Diving in frigid conditions can cause regulators to freeze – and divers use dry suits, rather than wetsuits. The weather becomes an ominous unspoken character during filming.
Ravetch spoke about one exceptionally harrowing experience. He went through a hole in the ice to record the animals underneath the icy sheet.
When he came back to the site of the hole, (he had been tethered by a rope like an umbilical cord), “There was no longer a hole there,” He said, “Just mush.”
The person on top of the ice, chopped a place for him to push his camera through, and then continued to chop until they could pull him out from the ice.
Instead of choosing a different climate to continue diving, Ravetch said, “I was captivated by the ice.”
He started working with the Inuit, native people who inhabit the northernmost area of the Earth around the Arctic for their help in locations and knowledge of the animals.
In 1995, he made several photographic discoveries about the Greenland Shark, which had not been well-studied because of the depth and location where they are found in the Artic.
The shark, which could live up to 500 years, is the longest-lived vertebrate on earth and it is thought this species of shark may be as old as dinosaurs. The gestation period of the young is 8 to 18 years.

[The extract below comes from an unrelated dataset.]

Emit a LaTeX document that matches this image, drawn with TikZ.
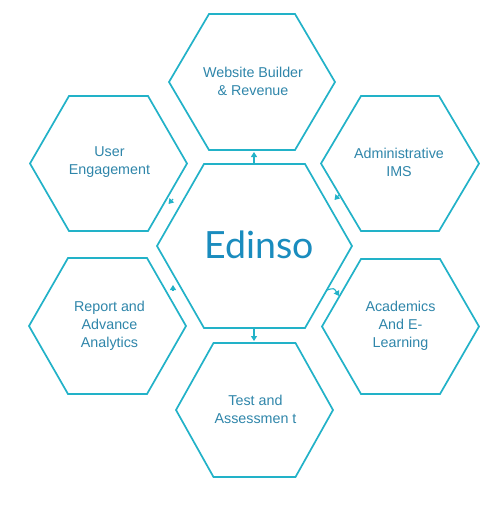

No one knew what Greenland shark ate, but one was found with a seal in its stomach, so it is thought that in addition to invertebrates and fish, they will eat other Arctic animals.
Ravetch filmed for National Geographic and in 2007 shot a documentary, Arctic Tale, which was narrated by Queen Latifah. The story followed a polar bear named Nanu and a female walrus named Seela, the first generation of Arctic animals to face the challenges of a warming world.
During the filming he discovered the birthing grounds of the eastern Atlantic walrus. Contrary to the scientific belief that only hungry desperate polar bears would dare take on a two-ton walrus with dagger like tusks, Ravetch’s film showed that some bears specialized in walrus as a food source during the ice-free summers when seals their more normal food source was not available.
He directed another movie, Ice Bear (2013).
Ravetch field directed, appeared in and shared a voice over with Meryl Streep in To the Arctic 3D Imax.
More recently he has filmed Polar Bears Hunt Beluga Whales for PBS, Arctic Whales and Secrets of the Whales for Disney.
The filmmaker captured a rare elephant seal birth for Smithsonian TV Series, and contributed to this year’s Earth Day Apple TV Release, Big Beasts.
He’s currently working on a 3D Dome Movie for an aquarium group and a narwhale project.
“Narwhales are the last animal we know very little about,” Ravetch said. “They use the 9’ tusk, to hit and stun fish, which our cameras were the first to reveal after centuries of its purpose going unanswered.
“They are the unicorn of the sea,” he said.
Ravetch also collaborates with scientists, and helped launch a five-year study with the USGS where polar bears were outfitted with cameras. They were filmed in the Bering Sea and showed how the bears’ sea ice home was diminishing.
He was asked about the effects of climate change in the Arctic.
“Thirty years ago, there was multi-year ice that never melted. It was the glue that held the Arctic ice together,” Ravetch said. “Now that multiyear ice is almost all gone, and the ice breaks up as a month earlier than my first visit north in 1990.”
And with the disappearance of the ice, the animals of the arctic as well as the Inuit will face new challenges.
“I just can’t be doom and gloom about the warming Arctic,” Ravetch said. “The people and animals of the north are so determined, so smart and have faced the harshest challenges and conditions on earth. I’d like to think they will adapt to a way forward.
“It is a resilient, determined community, the Arctic,” he said. “The animals, the people, they just persevere.”